[start]

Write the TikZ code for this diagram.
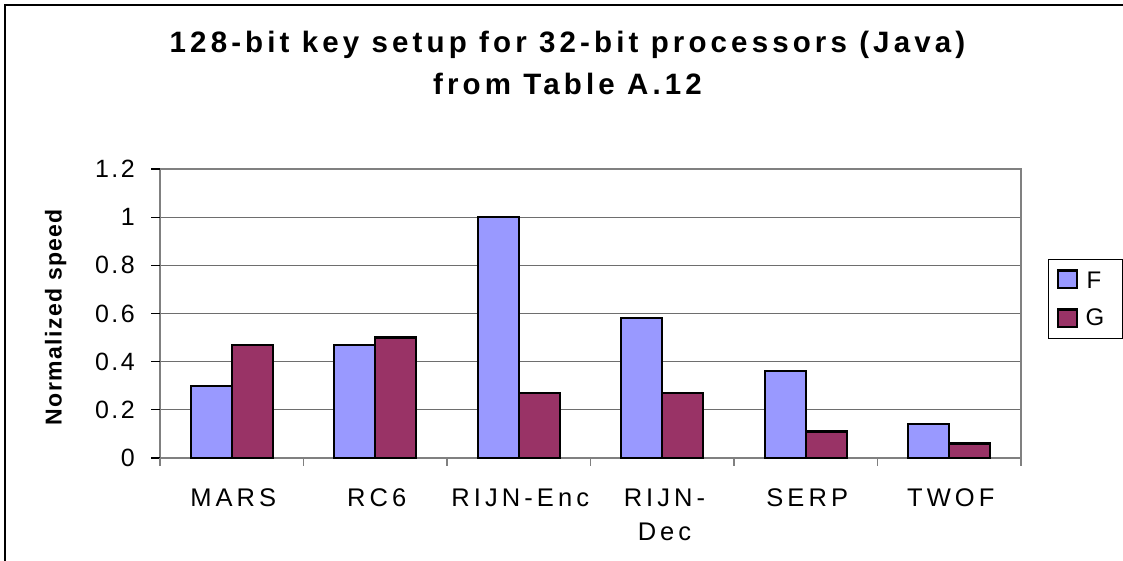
\documentclass[tikz,border=0pt]{standalone}
\usepackage{fontspec}
\setmainfont{Liberation Sans}
\definecolor{colF}{RGB}{153,153,255}
\definecolor{colG}{RGB}{153,51,102}
\definecolor{framegray}{RGB}{128,128,128}
\definecolor{gridgray}{RGB}{110,110,110}
\begin{document}
\begin{tikzpicture}[x=1pt,y=-1pt,
  bar/.style={draw=black,line width=2.2pt},
  fbar/.style={bar,fill=colF},
  gbar/.style={bar,fill=colG},
  gridline/.style={draw=gridgray,line width=1.1pt},
  plotframe/.style={draw=framegray,line width=2.6pt},
  ytick/.style={draw=black,line width=1.1pt},
  xtick/.style={draw=framegray,line width=1.3pt},
  titletext/.style={inner sep=0pt,anchor=base,font={\fontsize{29.5}{36}\selectfont\bfseries\addfontfeature{LetterSpace=14}}},
  ticklabel/.style={inner sep=0pt,anchor=east,font={\fontsize{25}{30}\selectfont\addfontfeature{LetterSpace=10}}},
  catlabel/.style={inner sep=0pt,anchor=base,font={\fontsize{25.5}{34}\selectfont\addfontfeature{LetterSpace=16}}},
  axistitle/.style={inner sep=0pt,anchor=base,rotate=90,font={\fontsize{23}{28}\selectfont\bfseries\addfontfeature{LetterSpace=6}}},
  legendtext/.style={inner sep=0pt,anchor=base west,font={\fontsize{24}{28}\selectfont}},
  swatch/.style={draw=black,line width=2.2pt,minimum width=18.5pt,minimum height=17.5pt,inner sep=0pt}
]
\useasboundingbox (0,0) rectangle (1123,561);
\fill[white] (0,0) rectangle (1123,561);
% chart area border (only left and top are inside the picture)
\draw[line width=1.5pt] (5,561) -- (5,5) -- (1123,5);

% title
\node[titletext] (title1) at (567.5,53) {128-bit key setup for 32-bit processors (Java)};
\node[titletext] (title2) at (567.5,95) {from Table A.12};

% gridlines
\foreach \v in {0.2,0.4,0.6,0.8,1.0}
  \draw[gridline] (160,{458-\v*240.83}) -- (1021,{458-\v*240.83});

% plot frame
\draw[plotframe] (160,169) rectangle (1021,458);

% y ticks and labels
\foreach \v/\t [count=\k] in {0/0,0.2/0.2,0.4/0.4,0.6/0.6,0.8/0.8,1.0/1,1.2/1.2}{
  \draw[ytick] (151,{458-\v*240.83}) -- (160,{458-\v*240.83});
  \node[ticklabel] (yl\k) at (135,{458-\v*240.83}) {\t};
}

% x ticks
\foreach \i in {0,...,6}
  \draw[xtick] ({160+143.5*\i},458) -- ({160+143.5*\i},466);

% bars
\foreach \i/\f/\g in {0/0.30/0.47,1/0.47/0.50,2/1.00/0.27,3/0.58/0.27,4/0.36/0.11,5/0.14/0.06}{
  \pgfmathsetmacro\xa{160+143.5*\i+30.75}
  \draw[fbar] (\xa,458) rectangle ({\xa+41},{458-\f*240.83});
  \draw[gbar] ({\xa+41},458) rectangle ({\xa+82},{458-\g*240.83});
}

% category labels
\foreach \i/\t in {0/MARS,1/RC6,2/RIJN-Enc,4/SERP,5/TWOF}
  \node[catlabel] (cat\i) at ({160+143.5*\i+71.75+1.5},506.5) {\t};
\node[catlabel] (cat3a) at (664.5,506.5) {RIJN-};
\node[catlabel] (cat3b) at (664.5,540) {Dec};

% axis title
\node[axistitle] (ytitle) at (61.5,317) {Normalized speed};

% legend
\node[draw=black,line width=0.9pt,minimum width=74pt,minimum height=79pt,inner sep=0pt,anchor=north west] (legend) at (1047.5,258.5) {};
\node[swatch,fill=colF] (swF) at (1067.5,279.3) {};
\node[swatch,fill=colG] (swG) at (1067.5,318.3) {};
\node[legendtext] (labF) at (1086.5,288.3) {F};
\node[legendtext] (labG) at (1085.5,325.5) {G};
\end{tikzpicture}
\end{document}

[end]

Goal
Copy every line above word for word and exclude the pictures.

Result
Write the TikZ code for this diagram.
\documentclass[tikz,border=0pt]{standalone}
\usepackage{fontspec}
\setmainfont{Liberation Sans}
\definecolor{colF}{RGB}{153,153,255}
\definecolor{colG}{RGB}{153,51,102}
\definecolor{framegray}{RGB}{128,128,128}
\definecolor{gridgray}{RGB}{110,110,110}
\begin{document}
\begin{tikzpicture}[x=1pt,y=-1pt,
  bar/.style={draw=black,line width=2.2pt},
  fbar/.style={bar,fill=colF},
  gbar/.style={bar,fill=colG},
  gridline/.style={draw=gridgray,line width=1.1pt},
  plotframe/.style={draw=framegray,line width=2.6pt},
  ytick/.style={draw=black,line width=1.1pt},
  xtick/.style={draw=framegray,line width=1.3pt},
  titletext/.style={inner sep=0pt,anchor=base,font={\fontsize{29.5}{36}\selectfont\bfseries\addfontfeature{LetterSpace=14}}},
  ticklabel/.style={inner sep=0pt,anchor=east,font={\fontsize{25}{30}\selectfont\addfontfeature{LetterSpace=10}}},
  catlabel/.style={inner sep=0pt,anchor=base,font={\fontsize{25.5}{34}\selectfont\addfontfeature{LetterSpace=16}}},
  axistitle/.style={inner sep=0pt,anchor=base,rotate=90,font={\fontsize{23}{28}\selectfont\bfseries\addfontfeature{LetterSpace=6}}},
  legendtext/.style={inner sep=0pt,anchor=base west,font={\fontsize{24}{28}\selectfont}},
  swatch/.style={draw=black,line width=2.2pt,minimum width=18.5pt,minimum height=17.5pt,inner sep=0pt}
]
\useasboundingbox (0,0) rectangle (1123,561);
\fill[white] (0,0) rectangle (1123,561);
% chart area border (only left and top are inside the picture)
\draw[line width=1.5pt] (5,561) -- (5,5) -- (1123,5);

% title
\node[titletext] (title1) at (567.5,53) {128-bit key setup for 32-bit processors (Java)};
\node[titletext] (title2) at (567.5,95) {from Table A.12};

% gridlines
\foreach \v in {0.2,0.4,0.6,0.8,1.0}
  \draw[gridline] (160,{458-\v*240.83}) -- (1021,{458-\v*240.83});

% plot frame
\draw[plotframe] (160,169) rectangle (1021,458);

% y ticks and labels
\foreach \v/\t [count=\k] in {0/0,0.2/0.2,0.4/0.4,0.6/0.6,0.8/0.8,1.0/1,1.2/1.2}{
  \draw[ytick] (151,{458-\v*240.83}) -- (160,{458-\v*240.83});
  \node[ticklabel] (yl\k) at (135,{458-\v*240.83}) {\t};
}

% x ticks
\foreach \i in {0,...,6}
  \draw[xtick] ({160+143.5*\i},458) -- ({160+143.5*\i},466);

% bars
\foreach \i/\f/\g in {0/0.30/0.47,1/0.47/0.50,2/1.00/0.27,3/0.58/0.27,4/0.36/0.11,5/0.14/0.06}{
  \pgfmathsetmacro\xa{160+143.5*\i+30.75}
  \draw[fbar] (\xa,458) rectangle ({\xa+41},{458-\f*240.83});
  \draw[gbar] ({\xa+41},458) rectangle ({\xa+82},{458-\g*240.83});
}

% category labels
\foreach \i/\t in {0/MARS,1/RC6,2/RIJN-Enc,4/SERP,5/TWOF}
  \node[catlabel] (cat\i) at ({160+143.5*\i+71.75+1.5},506.5) {\t};
\node[catlabel] (cat3a) at (664.5,506.5) {RIJN-};
\node[catlabel] (cat3b) at (664.5,540) {Dec};

% axis title
\node[axistitle] (ytitle) at (61.5,317) {Normalized speed};

% legend
\node[draw=black,line width=0.9pt,minimum width=74pt,minimum height=79pt,inner sep=0pt,anchor=north west] (legend) at (1047.5,258.5) {};
\node[swatch,fill=colF] (swF) at (1067.5,279.3) {};
\node[swatch,fill=colG] (swG) at (1067.5,318.3) {};
\node[legendtext] (labF) at (1086.5,288.3) {F};
\node[legendtext] (labG) at (1085.5,325.5) {G};
\end{tikzpicture}
\end{document}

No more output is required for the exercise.